| Task details |
Skip every picture, and extract verbatim the lines from the line containing "Emit a Python" to the line containing "limit_right_y = [34.2, 49.8, 70.0]", both lines included.

(Plotting code records)
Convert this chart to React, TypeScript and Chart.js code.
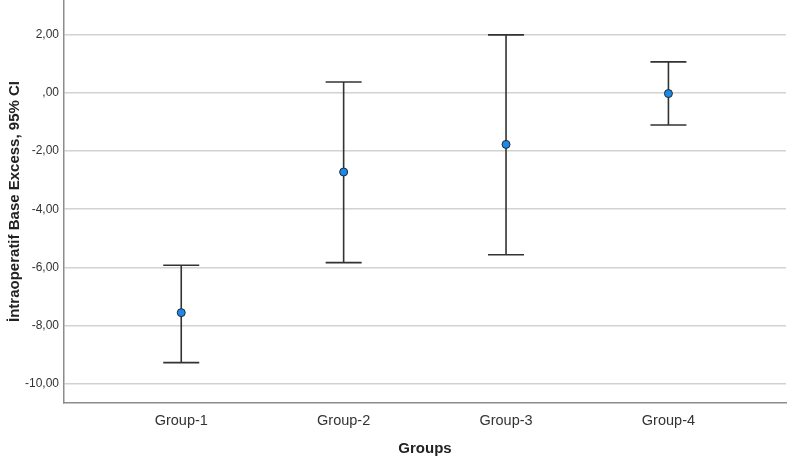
import React, { useEffect, useRef } from "react";
import { Chart, registerables } from "chart.js";

Chart.register(...registerables);

const categories = ["Group-1", "Group-2", "Group-3", "Group-4"];
const means = [-7.56, -2.72, -1.77, -0.02];
const lowerCI = [-9.28, -5.84, -5.57, -1.1];
const upperCI = [-5.93, 0.38, 2.0, 1.07];
const yTicks = [-10, -8, -6, -4, -2, 0, 2];

const FONT = "'Liberation Sans', Arial, sans-serif";

const errorBarPlugin = {
  id: "errorBars",
  beforeDatasetsDraw(chart: any) {
    const { ctx, scales } = chart;
    const xs = scales.x;
    const ys = scales.y;
    ctx.save();
    ctx.strokeStyle = "#333333";
    ctx.lineWidth = 1.6;
    const cap = 18;
    categories.forEach((_, i) => {
      const x = xs.getPixelForValue(i);
      const yl = ys.getPixelForValue(lowerCI[i]);
      const yu = ys.getPixelForValue(upperCI[i]);
      ctx.beginPath();
      ctx.moveTo(x, yu);
      ctx.lineTo(x, yl);
      ctx.moveTo(x - cap, yu);
      ctx.lineTo(x + cap, yu);
      ctx.moveTo(x - cap, yl);
      ctx.lineTo(x + cap, yl);
      ctx.stroke();
    });
    ctx.restore();
  },
};

export default function App() {
  const ref = useRef<HTMLCanvasElement | null>(null);
  useEffect(() => {
    document.body.style.margin = "0";
    const canvas = ref.current!;
    const chart = new Chart(canvas, {
      type: "scatter",
      data: {
        datasets: [
          {
            data: means.map((m, i) => ({ x: i, y: m })),
            backgroundColor: "#1e88e5",
            borderColor: "#1a2a3a",
            borderWidth: 1,
            pointRadius: 4,
          },
        ],
      },
      options: {
        animation: false,
        responsive: false,
        maintainAspectRatio: false,
        layout: { padding: 0 },
        plugins: { legend: { display: false }, tooltip: { enabled: false } },
        scales: {
          x: {
            type: "linear",
            min: -0.722,
            max: 3.724,
            afterBuildTicks: (s: any) => {
              s.ticks = categories.map((_, i) => ({ value: i }));
            },
            afterFit: (s: any) => {
              s.height = 55;
              s.paddingLeft = 0;
              s.paddingRight = 0;
            },
            grid: { display: false },
            border: { display: true, color: "#8c8c8c", width: 1.5 },
            ticks: {
              callback: (v: any) => categories[v as number] ?? "",
              color: "#333333",
              font: { family: FONT, size: 14.5 },
              padding: 1,
              maxRotation: 0,
            },
            title: {
              display: true,
              text: "Groups",
              color: "#222222",
              font: { family: FONT, size: 15, weight: "bold" },
              padding: { top: 0, bottom: 0 },
            },
          },
          y: {
            min: -10.67,
            max: 3.2,
            afterBuildTicks: (s: any) => {
              s.ticks = yTicks.map((v) => ({ value: v }));
            },
            afterFit: (s: any) => {
              s.width = 64;
              s.paddingTop = 0;
              s.paddingBottom = 0;
            },
            grid: { color: "#d2d2d2", lineWidth: 1.5, drawTicks: false },
            border: { display: true, color: "#8c8c8c", width: 1.5 },
            ticks: {
              callback: (v: any) =>
                v === 0 ? ",00" : (v as number).toFixed(2).replace(".", ","),
              color: "#333333",
              font: { family: FONT, size: 12 },
              padding: 5,
            },
            title: {
              display: true,
              text: "İntraoperatif Base Excess, 95% CI",
              color: "#222222",
              font: { family: FONT, size: 15, weight: "bold" },
              padding: { top: 6, bottom: 0 },
            },
          },
        },
      },
      plugins: [errorBarPlugin],
    });
    return () => chart.destroy();
  }, []);
  return (
    <div
      style={{
        width: 787,
        height: 458,
        background: "#fff",
        position: "relative",
        overflow: "hidden",
      }}
    >
      <canvas
        ref={ref}
        width={791}
        height={463}
        style={{ display: "block", position: "absolute", left: 0, top: -5 }}
      />
    </div>
  );
}
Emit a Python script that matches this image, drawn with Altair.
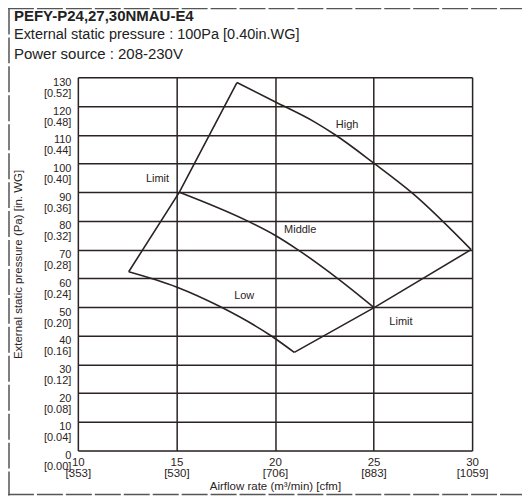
import altair as alt
import pandas as pd

# ---- data ----
high_x = [18.07, 20.0, 22.0, 23.05, 25.0, 27.0, 29.95]
high_y = [128.2, 121.5, 114.5, 110.0, 100.2, 89.5, 70.0]

middle_x = [15.15, 18.6, 20.0, 21.15, 23.17, 25.03]
middle_y = [90.0, 80.0, 75.0, 70.0, 60.0, 49.8]

low_x = [12.58, 15.0, 17.26, 19.8, 20.98]
low_y = [62.3, 57.0, 50.0, 40.0, 34.2]

limit_left_x = [12.58, 15.15, 18.07]
limit_left_y = [62.3, 90.0, 128.2]

limit_right_x = [20.98, 25.03, 29.95]
limit_right_y = [34.2, 49.8, 70.0]

x_ticks = [10, 15, 20, 25, 30]
x_cfm = ["[353]", "[530]", "[706]", "[883]", "[1059]"]

y_ticks = [0, 10, 20, 30, 40, 50, 60, 70, 80, 90, 100, 110, 120, 130]
y_inwg = ["[0.00]", "[0.04]", "[0.08]", "[0.12]", "[0.16]", "[0.20]", "[0.24]",
          "[0.28]", "[0.32]", "[0.36]", "[0.40]", "[0.44]", "[0.48]", "[0.52]"]

label_text = ["High", "Middle", "Low", "Limit", "Limit"]
label_x = [23.66, 21.28, 18.44, 14.04, 26.39]
label_y = [113.3, 76.8, 53.9, 94.5, 44.8]

title_lines = ["PEFY-P24,27,30NMAU-E4",
               "External static pressure : 100Pa [0.40in.WG]",
               "Power source : 208-230V"]

INK = "#2b2323"
FONT = "Liberation Sans"

rows = []
for name, kind, xs, ys in [("High", "curve", high_x, high_y),
                           ("Middle", "curve", middle_x, middle_y),
                           ("Low", "curve", low_x, low_y),
                           ("LimitL", "limit", limit_left_x, limit_left_y),
                           ("LimitR", "limit", limit_right_x, limit_right_y)]:
    for i, (a, b) in enumerate(zip(xs, ys)):
        rows.append({"series": name, "kind": kind, "i": i, "x": a, "y": b})
allpts = pd.DataFrame(rows)

labels = pd.DataFrame({"t": label_text, "x": label_x, "y": label_y})


def cond_expr(ticks, extra):
    expr = "''"
    for t, e in reversed(list(zip(ticks, extra))):
        expr = f"(datum.value == {t} ? '{e}' : {expr})"
    return expr


x_label_expr = f"[datum.label, {cond_expr(x_ticks, x_cfm)}]"
y_label_expr = f"[datum.label, {cond_expr(y_ticks, y_inwg)}]"

xscale = alt.Scale(domain=[10, 30], nice=False, zero=False)
yscale = alt.Scale(domain=[0, 130], nice=False, zero=True)

xaxis = alt.Axis(values=x_ticks, tickCount=5, labelExpr=x_label_expr, grid=True,
                 gridColor=INK, gridWidth=1.5, gridOpacity=1, ticks=False, domain=False,
                 labelFont=FONT, labelFontSize=11.5, labelColor=INK, labelBaseline="top",
                 labelPadding=6, labelLineHeight=11, labelFlush=False, labelOverlap=False,
                 title="Airflow rate (m³/min) [cfm]", titleFont=FONT, titleFontSize=11.5,
                 titleFontWeight="normal", titleColor=INK, titlePadding=1)
yaxis = alt.Axis(values=y_ticks, tickCount=14, labelExpr=y_label_expr, grid=True,
                 gridColor=INK, gridWidth=1.5, gridOpacity=1, ticks=False, domain=False,
                 labelFont=FONT, labelFontSize=11, labelColor=INK, labelBaseline="middle",
                 labelAlign="right", labelPadding=7, labelLineHeight=11, labelOffset=5,
                 labelFlush=False, labelOverlap=False,
                 title="External static pressure (Pa) [in. WG]", titleFont=FONT,
                 titleFontSize=11.5, titleFontWeight="normal", titleColor=INK,
                 titleX=-59, titleY=187, titleAlign="center", titleBaseline="middle",
                 titleAngle=270)

enc_x = alt.X("x:Q", scale=xscale, axis=xaxis)
enc_y = alt.Y("y:Q", scale=yscale, axis=yaxis)

base = alt.Chart(allpts)
curve_layer = base.transform_filter("datum.kind == 'curve'").mark_line(
    color=INK, strokeWidth=1.6, interpolate="monotone").encode(
    x=enc_x, y=enc_y, detail="series:N", order="i:Q")

limit_layer = base.transform_filter("datum.kind == 'limit'").mark_line(
    color=INK, strokeWidth=1.6).encode(
    x=enc_x, y=enc_y, detail="series:N", order="i:Q")

texts = alt.Chart(labels).mark_text(font=FONT, fontSize=11, color=INK).encode(
    x=enc_x, y=enc_y, text="t:N")

title_specs = [(title_lines[0], -61, "bold", 15),
               (title_lines[1], -42, "normal", 14.5),
               (title_lines[2], -23, "normal", 15)]
title_layers = [
    alt.Chart().mark_text(font=FONT, fontSize=fs, fontWeight=w, color="#222222",
                          align="left", baseline="middle", text=t).encode(
        x=alt.value(-64), y=alt.value(yy))
    for t, yy, w, fs in title_specs
]

dash = dict(color="#555555", strokeWidth=1.5, strokeDash=[26, 3])
border_top = alt.Chart().mark_rule(**dash).encode(
    x=alt.value(-70), x2=alt.value(445), y=alt.value(-69))
border_left = alt.Chart().mark_rule(**dash).encode(
    x=alt.value(-69), y=alt.value(-69), y2=alt.value(419))
border_bottom = alt.Chart().mark_rule(**dash).encode(
    x=alt.value(-70), x2=alt.value(445), y=alt.value(418))

chart = alt.layer(curve_layer, limit_layer, texts, *title_layers,
                  border_top, border_left, border_bottom).properties(
    width=395,
    height=374,
    autosize=alt.AutoSizeParams(type="none"),
    padding={"left": 70, "top": 69, "right": 50, "bottom": 47},
).configure_view(stroke=INK, strokeWidth=1.8).configure(background="white")

chart.save("out.html", embed_options={"renderer": "svg", "actions": False})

| Solution to the problem |
Emit a Python script that matches this image, drawn with Altair.
import altair as alt
import pandas as pd

# ---- data ----
high_x = [18.07, 20.0, 22.0, 23.05, 25.0, 27.0, 29.95]
high_y = [128.2, 121.5, 114.5, 110.0, 100.2, 89.5, 70.0]

middle_x = [15.15, 18.6, 20.0, 21.15, 23.17, 25.03]
middle_y = [90.0, 80.0, 75.0, 70.0, 60.0, 49.8]

low_x = [12.58, 15.0, 17.26, 19.8, 20.98]
low_y = [62.3, 57.0, 50.0, 40.0, 34.2]

limit_left_x = [12.58, 15.15, 18.07]
limit_left_y = [62.3, 90.0, 128.2]

limit_right_x = [20.98, 25.03, 29.95]
limit_right_y = [34.2, 49.8, 70.0]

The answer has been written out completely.